Hot on the heels of Freddy Mercury's award-winning life-story-turned-celluloid fodder, for which Rami Malek won the Best Actor Oscar last year, followed Lee Hall's Rocketman, a film with awe-inspiring dance sequences, long panning camera shots that last whole scenes, fabulous performances from every member of the cast and songs ready-made for a musical. With Elton John himself as one of the executive producers, even he was assured of being enamoured with the final result.

WATCH | The trailer for 'Rocketman'.

Now Baz Luhrmann is getting in on the act with his planned Elvis Presley biopic. Casting for the lead role has begun and Ansel Elgort, Miles Teller, Austin Butler, Harry Styles, and Aaron Taylor-Johnson are on the short list (Tom Hanks has already been cast as Col Tom Parker, Presley's manager).

I can't wait to see the final film, despite the fact that I already know the story: star rises, star gets sidetracked by success, drink, drugs, women (the rock'n'roll curse) and unsavoury hangers-on, star finds love, star looks for redemption … but it's too late.

A similar story was told in Walk The Line about Johnny Cash, which was a box- office hit and won Reese Witherspoon the Best Actress Oscar for her role as June Carter in 2006.

Val Kilmer played Jim Morrison in the 1991 hit The Doors; Hank Williams's life became another opportunity to retell the story in 2015's I Saw The Light; and James Brown's story was portrayed in 2014 in Get On Up, produced by Mick Jagger, who will, no doubt, soon have his own biopic to share with the grandkids.

Bruce Springsteen bucked the trend by producing a Broadway show about his life - but sure enough, the film will soon follow.

I'm glad that these stories are being made into film. The latest lot of them mark the end of an era — namely, the era of the old white, male, drug-abusing, fast-living, stadium-filling, groupie-abusing, strutting, strumming rock star, equally at home on the stage, often half drunk or drugged out in front of millions with just a guitar or a piano and his voice, as he was fronting a million-dollar-production stage and crew. These old men thought they could change the world with a few chords and the truth. Now the whole world is changing around them.

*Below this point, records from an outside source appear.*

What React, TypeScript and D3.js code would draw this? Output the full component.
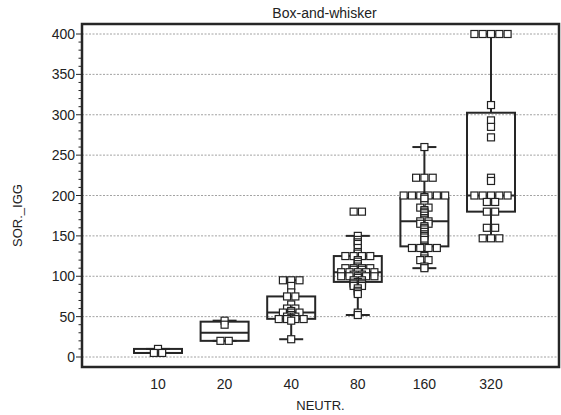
import React from "react";
import * as d3 from "d3";

// Category labels on the x axis (NEUTR. titre)
const categories = ["10", "20", "40", "80", "160", "320"];

// Observed SOR._IGG values per NEUTR. group
const values10 = [5, 5, 10];
const values20 = [20, 20, 40, 45];
const values40 = [22, 45, 47, 47, 47, 47, 48, 50, 50, 52, 55, 55, 55, 57, 60, 60, 65, 75, 75, 80, 88, 95, 95, 95];
const values80 = [
  52, 55, 78, 80, 82, 85, 88, 88, 90, 90, 92, 92, 93, 95, 95, 98, 100, 100, 100, 100, 100, 102, 102, 105,
  105, 105, 105, 105, 108, 108, 110, 110, 110, 110, 112, 115, 118, 120, 125, 125, 125, 125, 128, 130, 135,
  140, 142, 145, 150, 180, 180,
];
const values160 = [
  110, 112, 120, 120, 122, 125, 135, 135, 135, 135, 136, 138, 145, 148, 150, 152, 155, 158, 160, 162, 165,
  165, 168, 168, 170, 172, 175, 178, 180, 182, 185, 185, 188, 196, 198, 200, 200, 200, 200, 200, 200, 222,
  222, 222, 260,
];
const values320 = [
  147, 147, 147, 160, 160, 180, 180, 192, 192, 200, 200, 200, 200, 200, 218, 222, 272, 285, 293, 312, 400,
  400, 400, 400, 400,
];

const groups = [values10, values20, values40, values80, values160, values320];

// Y axis ticks
const majorTicks = [0, 50, 100, 150, 200, 250, 300, 350, 400];
const minorTicks = d3.range(0, 401, 10);

const W = 561;
const H = 415;
const frame = { left: 82, top: 24, right: 559, bottom: 367 };

// (n+1)p quantile definition
function quantile6(sorted: number[], p: number): number {
  const n = sorted.length;
  const h = (n + 1) * p;
  if (h <= 1) return sorted[0];
  if (h >= n) return sorted[n - 1];
  const lo = Math.floor(h);
  const frac = h - lo;
  return sorted[lo - 1] + frac * (sorted[lo] - sorted[lo - 1]);
}

function boxStats(vals: number[]) {
  const s = [...vals].sort((a, b) => a - b);
  const q1 = quantile6(s, 0.25);
  const med = quantile6(s, 0.5);
  const q3 = quantile6(s, 0.75);
  const iqr = q3 - q1;
  const lowFence = q1 - 1.5 * iqr;
  const highFence = q3 + 1.5 * iqr;
  const lo = d3.min(s.filter((v) => v >= lowFence)) ?? s[0];
  const hi = d3.max(s.filter((v) => v <= highFence)) ?? s[s.length - 1];
  return { q1, med, q3, lo, hi };
}

export default function App() {
  const y = d3.scaleLinear().domain([0, 400]).range([357, 34]);
  const x = d3.scalePoint<string>().domain(categories).range([158, 491]);

  const boxW = 48;
  const capW = 24;
  const sq = 7;
  const pitch = 8.3;
  const ink = "#262626";

  return (
    <svg
      width={W}
      height={H}
      style={{ position: "absolute", left: 0, top: 0, background: "#fff" }}
      fontFamily="'Liberation Sans', Arial, sans-serif"
    >
      <rect x={0} y={0} width={W} height={H} fill="#fff" />
      <text x={(frame.left + frame.right) / 2 + 4} y={18} fontSize={14} textAnchor="middle" fill="#222">
        Box-and-whisker
      </text>

      {/* grid */}
      {majorTicks.map((t) => (
        <line
          key={"g" + t}
          x1={frame.left}
          x2={frame.right}
          y1={y(t)}
          y2={y(t)}
          stroke="#8a8a8a"
          strokeWidth={0.8}
          strokeDasharray="2,1.5"
        />
      ))}

      {/* y axis ticks */}
      {minorTicks.map((t) => (
        <line
          key={"m" + t}
          x1={frame.left - (t % 50 === 0 ? 6 : 3.5)}
          x2={frame.left}
          y1={y(t)}
          y2={y(t)}
          stroke={ink}
          strokeWidth={1}
        />
      ))}
      {majorTicks.map((t) => (
        <text key={"l" + t} x={75} y={y(t)} dy="0.36em" fontSize={14} textAnchor="end" fill="#222">
          {t}
        </text>
      ))}

      {/* frame */}
      <rect
        x={frame.left}
        y={frame.top}
        width={frame.right - frame.left}
        height={frame.bottom - frame.top}
        fill="none"
        stroke={ink}
        strokeWidth={2.5}
      />

      {/* boxes */}
      {groups.map((vals, i) => {
        const cx = x(categories[i]) as number;
        const st = boxStats(vals);
        return (
          <g key={"b" + i} stroke={ink} strokeWidth={2} fill="none">
            <line x1={cx} x2={cx} y1={y(st.q3)} y2={y(st.hi)} />
            <line x1={cx} x2={cx} y1={y(st.q1)} y2={y(st.lo)} />
            <line x1={cx - capW / 2} x2={cx + capW / 2} y1={y(st.hi)} y2={y(st.hi)} />
            <line x1={cx - capW / 2} x2={cx + capW / 2} y1={y(st.lo)} y2={y(st.lo)} />
            <rect x={cx - boxW / 2} y={y(st.q3)} width={boxW} height={y(st.q1) - y(st.q3)} />
            <line x1={cx - boxW / 2} x2={cx + boxW / 2} y1={y(st.med)} y2={y(st.med)} />
          </g>
        );
      })}

      {/* data points: equal values spread side by side */}
      {groups.map((vals, i) => {
        const cx = x(categories[i]) as number;
        const rows = d3.rollups(vals, (v) => v.length, (v) => v).sort((a, b) => b[0] - a[0]);
        return (
          <g key={"p" + i} stroke="#222" strokeWidth={1.2} fill="#fff">
            {rows.flatMap(([v, c]) =>
              d3.range(c).map((k) => (
                <rect
                  key={v + "-" + k}
                  x={cx + (k - (c - 1) / 2) * pitch - sq / 2}
                  y={y(v) - sq / 2}
                  width={sq}
                  height={sq}
                />
              ))
            )}
          </g>
        );
      })}

      {/* x labels */}
      {categories.map((c) => (
        <text key={"x" + c} x={x(c) as number} y={389} fontSize={14} textAnchor="middle" fill="#222">
          {c}
        </text>
      ))}
      <text x={(frame.left + frame.right) / 2} y={410} fontSize={13} textAnchor="middle" fill="#222">
        NEUTR.
      </text>
      <text
        transform={`translate(22,${(frame.top + frame.bottom) / 2 + 20}) rotate(-90)`}
        fontSize={13}
        textAnchor="middle"
        fill="#222"
      >
        SOR._IGG
      </text>
    </svg>
  );
}
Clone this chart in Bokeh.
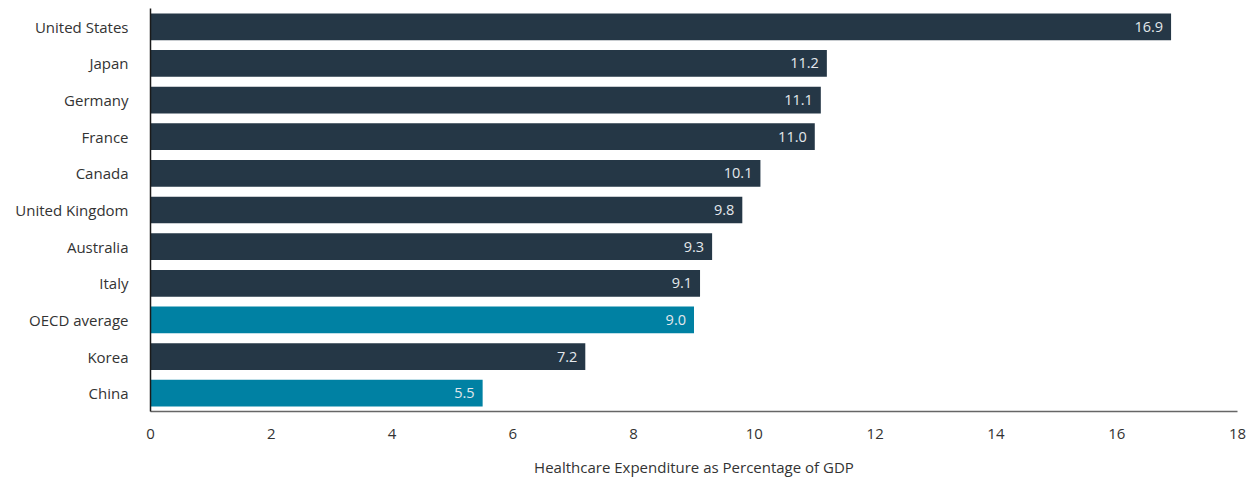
from bokeh.plotting import figure
from bokeh.models import ColumnDataSource, FactorRange, Range1d, FixedTicker
from bokeh.core.properties import value
from bokeh.embed import file_html
from bokeh.resources import INLINE

countries = ["United States", "Japan", "Germany", "France", "Canada", "United Kingdom",
             "Australia", "Italy", "OECD average", "Korea", "China"]
spending = [16.9, 11.2, 11.1, 11.0, 10.1, 9.8, 9.3, 9.1, 9.0, 7.2, 5.5]
highlight = ["OECD average", "China"]
x_ticks = [0, 2, 4, 6, 8, 10, 12, 14, 16, 18]
x_title = "Healthcare Expenditure as Percentage of GDP"

DARK = "#253746"
TEAL = "#0081a3"
FONT = "Open Sans"

colors = [TEAL if c in highlight else DARK for c in countries]
labels = ["%.1f" % v for v in spending]
src = ColumnDataSource(dict(country=countries, val=spending, color=colors, label=labels))

p = figure(width=1246, height=483, output_backend="svg", toolbar_location=None,
           y_range=FactorRange(factors=list(reversed(countries)), range_padding=0),
           x_range=Range1d(0, 18),
           min_border_left=150, min_border_right=9, min_border_top=8, min_border_bottom=72)
p.outline_line_color = None
p.background_fill_color = "white"
p.border_fill_color = "white"

p.hbar(y="country", right="val", left=0, height=0.73, fill_color="color",
       line_color=None, source=src)
p.text(x="val", y="country", text="label", x_offset=-8, text_align="right",
       text_baseline="middle", text_color="#e4e8ec", text_font_size="14.5px",
       text_font=value(FONT), source=src)

p.xgrid.visible = False
p.ygrid.visible = False

xa = p.xaxis[0]
xa.ticker = FixedTicker(ticks=x_ticks)
xa.axis_label = x_title
xa.axis_label_text_font_style = "normal"
xa.axis_label_text_font = FONT
xa.axis_label_text_font_size = "15px"
xa.axis_label_text_color = "#333333"
xa.axis_label_standoff = 15
xa.major_label_text_font = FONT
xa.major_label_text_font_size = "15px"
xa.major_label_text_color = "#333333"
xa.major_label_standoff = 17
xa.major_tick_line_color = None
xa.major_tick_out = 0
xa.major_tick_in = 0
xa.minor_tick_line_color = None
xa.axis_line_color = "#666666"
xa.axis_line_width = 1.5

ya = p.yaxis[0]
ya.major_label_text_font = FONT
ya.major_label_text_font_size = "15px"
ya.major_label_text_color = "#333333"
ya.major_label_standoff = 22
ya.major_tick_line_color = None
ya.major_tick_out = 0
ya.major_tick_in = 0
ya.minor_tick_line_color = None
ya.axis_line_color = "#1a1a1a"
ya.axis_line_width = 1.5

open("out.html", "w").write(file_html(p, INLINE))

In the rock'n'roll universe, if you make it past 27, you get a good long innings

Elton John's Farewell Tour is currently under way. Over the duration of three years he'll perform more than 300 shows across five continents, ending in early 2021. When the tour ends he'll be 74 years old. Mick Jagger is almost 76. In the rock'n'roll universe, if you make it past 27, you get a good long innings, but it's still clear that they're at the end of theirs.

Now that music is so easy to make, readily available and as easy to play and share, there isn't really one definitive genre that will fill the rock-shaped hole that's left behind when these old codgers finally shuffle off this mortal coil.

There will be other great songs with good lyrics, innovative production, strong clear voices that lift our spirits and bring us together and make the human spirit soar in unison. Isn't that what they meant by rock'n'roll anyway?

In the meantime we can be touched by these nostalgic stories as they unfold in the darkness of the cinema to the sound of us chomping on popcorn and slurping on Coke.